Whilst I have little sympathy for HMRC’s attitude throughout the EU, OECD and FATCA “negotiations” on trusts, the main issue is that the Anglo-Welsh 1925 legislation is not built on the basis of absolute property rights as known in civil law, but on better claims to title - even at law. It was against that evolving feudal context that the Chancery courts elaborated uses and then trusts. That principle of relative property rights is entrenched quasi-constitutional principle but does not correspond even to other jurisdictions denominated as “anglo-saxon” where the “British” Monarch has a different role en droit (in right), if any at all. Trusts of Land or trust conveyancing beyond Anglesey, Carlisle and Dover?
If this persists, the UK will be unable to fulfil any Bill of Rights or ECHR obligations as to the protection and respect of anglo-welsh or Scots or NI “property” and “property rights” quite simply because its administration doesn’t know what the term actually means in any given context and is forced to be arbitrary.
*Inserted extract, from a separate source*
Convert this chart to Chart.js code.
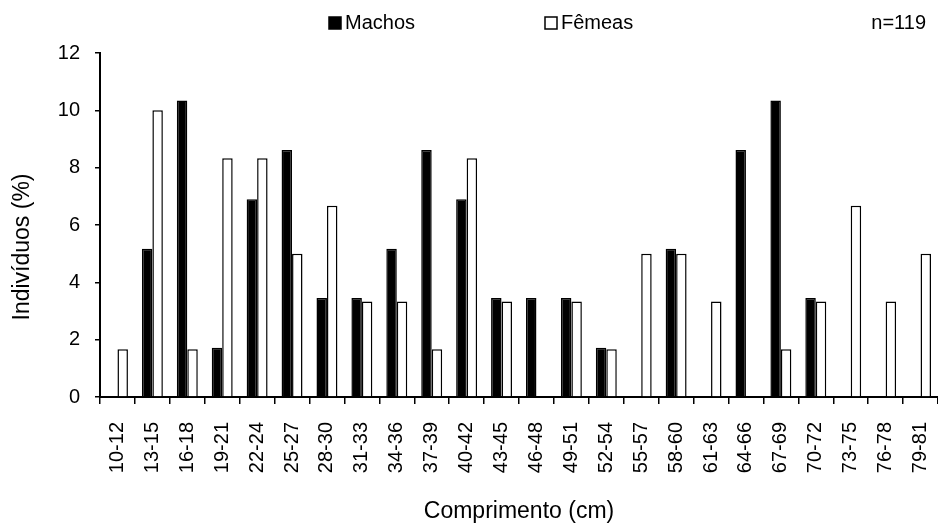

This not helped by HMRC’s tendency to confuse an absolute (i.e. foreign) real property right with a settlement at the drop of a hat by substituting the lex fori for the law proper to the right. That tendency might be applied to the indigenous situation.
How they can expect or be expected to set up a coherent system responding to their Janus or rather Cameronian negotiating position in those organisations encapsulating two contradictory principles eludes me. That is the problem when a Treasury attempts to bite off more than it can eschew.